- **GIVEN EXERCISE**
Keep only the lines of the data below that contain "React", and copy them.

- **PROVIDED DATA**
▬▬▬

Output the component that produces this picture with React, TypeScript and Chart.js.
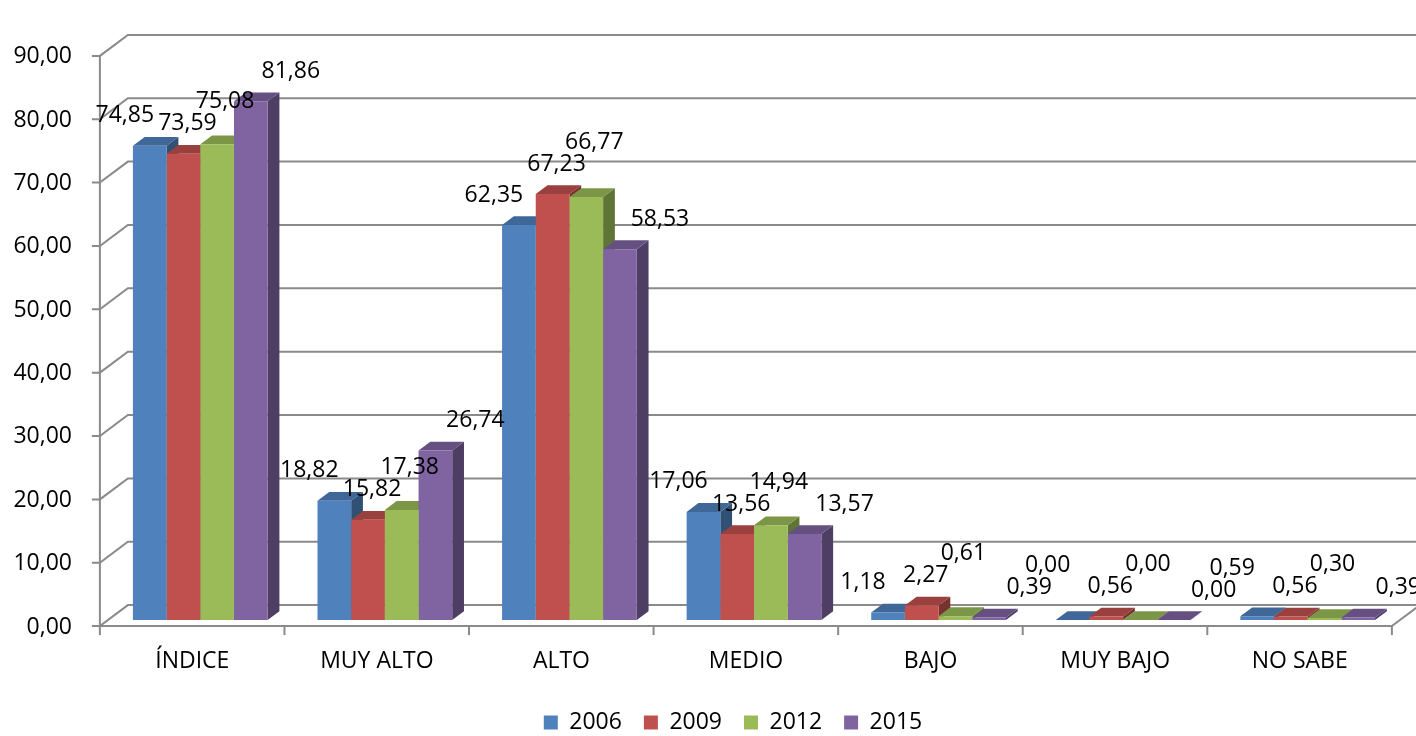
import React, { useEffect, useRef } from 'react';
import { Chart, registerables } from 'chart.js';

Chart.register(...registerables);

const categories = ['ÍNDICE', 'MUY ALTO', 'ALTO', 'MEDIO', 'BAJO', 'MUY BAJO', 'NO SABE'];
const seriesNames = ['2006', '2009', '2012', '2015'];
const values2006 = [74.85, 18.82, 62.35, 17.06, 1.18, 0.0, 0.59];
const values2009 = [73.59, 15.82, 67.23, 13.56, 2.27, 0.56, 0.56];
const values2012 = [75.08, 17.38, 66.77, 14.94, 0.61, 0.0, 0.3];
const values2015 = [81.86, 26.74, 58.53, 13.57, 0.39, 0.0, 0.39];
const yMin = 0;
const yMax = 90;
const yStep = 10;

const seriesValues = [values2006, values2009, values2012, values2015];
const seriesColors = ['#4F81BD', '#C0504D', '#9BBB59', '#8064A2'];

const FONT = "'Open Sans', 'DejaVu Sans', sans-serif";
const FONT_SIZE = 23;
const DEPTH_X = 28;
const DEPTH_Y = -21;
const FRONT_FRAC = 0.29;
const BAR_FRAC = 0.42;
const GRID_COLOR = '#8a8a8a';
const LABEL_DX = [-25, 4, 8, 40];
const LEGEND_LEFT = 66;

const fmt = (v: number) => v.toFixed(2).replace('.', ',');

function shade(hex: string, f: number) {
  const n = parseInt(hex.slice(1), 16);
  const r = Math.round(((n >> 16) & 255) * f);
  const g = Math.round(((n >> 8) & 255) * f);
  const b = Math.round((n & 255) * f);
  return `rgb(${r},${g},${b})`;
}

const walls3d = {
  id: 'walls3d',
  afterLayout(chart: any) {
    const lg = chart.legend;
    if (lg) {
      lg.left = LEGEND_LEFT;
    }
  },
  beforeDatasetsDraw(chart: any) {
    const { ctx, chartArea } = chart;
    const ys = chart.scales.y;
    const fx = -DEPTH_X * FRONT_FRAC;
    const fy = -DEPTH_Y * FRONT_FRAC;
    const bx = DEPTH_X * (1 - FRONT_FRAC);
    const by = DEPTH_Y * (1 - FRONT_FRAC);
    const left = chartArea.left;
    const right = chartArea.right;
    ctx.save();
    ctx.strokeStyle = GRID_COLOR;
    ctx.lineWidth = 2;
    ys.ticks.forEach((t: any) => {
      const py = ys.getPixelForValue(t.value);
      ctx.beginPath();
      ctx.moveTo(left + fx - 8, py + fy);
      ctx.lineTo(left + fx, py + fy);
      ctx.lineTo(left + bx, py + by);
      ctx.lineTo(chart.width + 5, py + by);
      ctx.stroke();
    });
    const y0 = ys.getPixelForValue(yMin);
    const yTop = ys.getPixelForValue(yMax);
    ctx.beginPath();
    ctx.moveTo(left + fx, yTop + fy);
    ctx.lineTo(left + fx, y0 + fy);
    ctx.lineTo(right + fx, y0 + fy);
    ctx.lineTo(right + bx, y0 + by);
    ctx.stroke();
    const n = categories.length;
    for (let k = 0; k <= n; k++) {
      const xx = left + fx + (k * (right - left)) / n;
      ctx.beginPath();
      ctx.moveTo(xx, y0 + fy);
      ctx.lineTo(xx, y0 + fy + 9);
      ctx.stroke();
    }
    const dx = DEPTH_X * BAR_FRAC;
    const dy = DEPTH_Y * BAR_FRAC;
    chart.data.datasets.forEach((ds: any, di: number) => {
      const meta = chart.getDatasetMeta(di);
      const color = seriesColors[di];
      meta.data.forEach((bar: any) => {
        const p = bar.getProps(['x', 'y', 'base', 'width'], true);
        const l = p.x - p.width / 2;
        const r = p.x + p.width / 2;
        const top = Math.min(p.y, p.base);
        const base = p.base;
        ctx.fillStyle = shade(color, 0.62);
        ctx.beginPath();
        ctx.moveTo(r, top);
        ctx.lineTo(r + dx, top + dy);
        ctx.lineTo(r + dx, base + dy);
        ctx.lineTo(r, base);
        ctx.closePath();
        ctx.fill();
        ctx.fillStyle = shade(color, 0.8);
        ctx.beginPath();
        ctx.moveTo(l, top);
        ctx.lineTo(l + dx, top + dy);
        ctx.lineTo(r + dx, top + dy);
        ctx.lineTo(r, top);
        ctx.closePath();
        ctx.fill();
      });
    });
    ctx.restore();
  },
  afterDatasetsDraw(chart: any) {
    const { ctx } = chart;
    ctx.save();
    ctx.font = `${FONT_SIZE}px ${FONT}`;
    ctx.fillStyle = '#000';
    ctx.textAlign = 'center';
    ctx.textBaseline = 'middle';
    const h = 22;
    const placed: { x: number; y: number; w: number }[] = [];
    for (let ci = 0; ci < categories.length; ci++) {
      chart.data.datasets.forEach((ds: any, di: number) => {
        const bar = chart.getDatasetMeta(di).data[ci];
        const p = bar.getProps(['x', 'y'], true);
        const text = fmt(ds.data[ci]);
        const w = ctx.measureText(text).width;
        const lx = p.x + LABEL_DX[di];
        let ly = p.y - 30;
        let moved = true;
        let guard = 0;
        while (moved && guard < 12) {
          moved = false;
          guard++;
          for (const q of placed) {
            if (Math.abs(q.x - lx) < (q.w + w) / 2 && Math.abs(q.y - ly) < h) {
              ly = q.y - h;
              moved = true;
            }
          }
        }
        placed.push({ x: lx, y: ly, w });
        ctx.fillText(text, lx, ly);
      });
    }
    ctx.restore();
  },
};

export default function App() {
  const ref = useRef<HTMLCanvasElement | null>(null);
  useEffect(() => {
    if (!ref.current) return;
    const chart = new Chart(ref.current, {
      type: 'bar',
      data: {
        labels: categories,
        datasets: seriesNames.map((name, i) => ({
          label: name,
          data: seriesValues[i],
          backgroundColor: seriesColors[i],
          borderWidth: 0,
          barPercentage: 1,
          categoryPercentage: 0.73,
        })),
      },
      options: {
        responsive: false,
        animation: false,
        devicePixelRatio: 1,
        layout: { padding: { left: 0, right: 16, top: 27, bottom: -8 } },
        plugins: {
          tooltip: { enabled: false },
          legend: {
            position: 'bottom',
            labels: {
              boxWidth: 14,
              boxHeight: 14,
              padding: 22,
              color: '#000',
              font: { family: FONT, size: FONT_SIZE },
            },
          },
        },
        scales: {
          x: {
            grid: { display: false, drawTicks: false, drawOnChartArea: false },
            border: { display: false },
            ticks: {
              color: '#000',
              font: { family: FONT, size: FONT_SIZE },
              padding: 28,
              labelOffset: -8,
              maxRotation: 0,
              autoSkip: false,
            },
            afterFit: (s: any) => {
              s.height = 69;
            },
          },
          y: {
            min: yMin,
            max: yMax,
            grid: { display: false, drawTicks: false, drawOnChartArea: false },
            border: { display: false },
            ticks: {
              stepSize: yStep,
              color: '#000',
              font: { family: FONT, size: FONT_SIZE },
              padding: 36,
              labelOffset: 7,
              callback: (v: any) => fmt(Number(v)),
            },
            afterFit: (s: any) => {
              s.width = 108;
            },
          },
        },
      },
      plugins: [walls3d],
    });
    return () => chart.destroy();
  }, []);
  return (
    <div style={{ position: 'fixed', left: 0, top: 0, width: 1416, height: 736, background: '#fff' }}>
      <canvas ref={ref} width={1416} height={736} style={{ display: 'block' }} />
    </div>
  );
}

▬▬▬

- **ANSWER TO THIS PROBLEM**
Output the component that produces this picture with React, TypeScript and Chart.js.
import React, { useEffect, useRef } from 'react';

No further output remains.